Examining Tobacco Cessation Among Healthcare Providers Using the Theory of Planned Behavior

Thursday, 2 August 2012: 1:55 PM

Victoria H. Bierman, PhD, MSN, MSW, BS
Department of Psychiatry and Behavioral Health, Carilion Clinic New River Valley Medical Center, Christiansburg, VA

Learning Objective 1: The learner will be able to identify two smoking cessation barriers of healthcare providers.

Learning Objective 2: The learner will be able to describe the usefulness of the theory of planned behavior as a health promotion model.

Purpose: Tobacco cessation is vital in reducing the health consequences associated with smoking.  Personal tobacco use by healthcare providers creates a significant barrier to promoting smoking cessation. Although many acknowledge the health consequences of smoking, cessation is difficult with high relapse rates.  Multiple barriers hinder smoking cessation and defense mechanisms are often engaged. The purpose of this study was to examine beliefs and predict intentions of healthcare providers to quit smoking using the theory of planned behavior (TPB).

Methods: The research was a descriptive correlational design using a survey method.  The primary analyses included multiple linear regressions and path analysis. A convenience sample of 90 self-identified smoking adult healthcare workers was recruited. A power analysis was completed and IRB approval was obtained.

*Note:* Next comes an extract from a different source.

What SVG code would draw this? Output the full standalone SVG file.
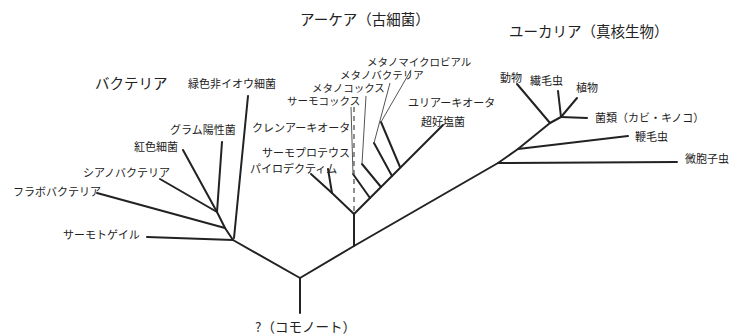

The survey measured the TPB constructs, self-exempting beliefs, social desirability, demographics, and tobacco use.  An exploratory factor analysis was performed and the Cronbach’s alpha for all the instruments scales was at least .70.

Results: The participants were predominately female and 55% were nurses. Most had experienced nicotine withdrawal symptoms; gaining weight and being around other smokers were perceived to make quitting more difficult.  Cessation was considered easier with support and smoking restrictions.

The TPB accounted for one-third of the variance in intention and perceived behavioral control (PBC) explained the greatest variance in quitting.  Mediational paths were computed and PBC was the only variable to mediate the relationship between intention and the indirect variable.  

Conclusion: Since smoking contradicts nursing’s health promotion role, developing targeted strategies are needed.  The TPB provides a unique approach of collecting qualitative and quantitative data to assess intentions to quit and theoretically, by strengthening positive beliefs and extinguishing negative beliefs more success can be achieved.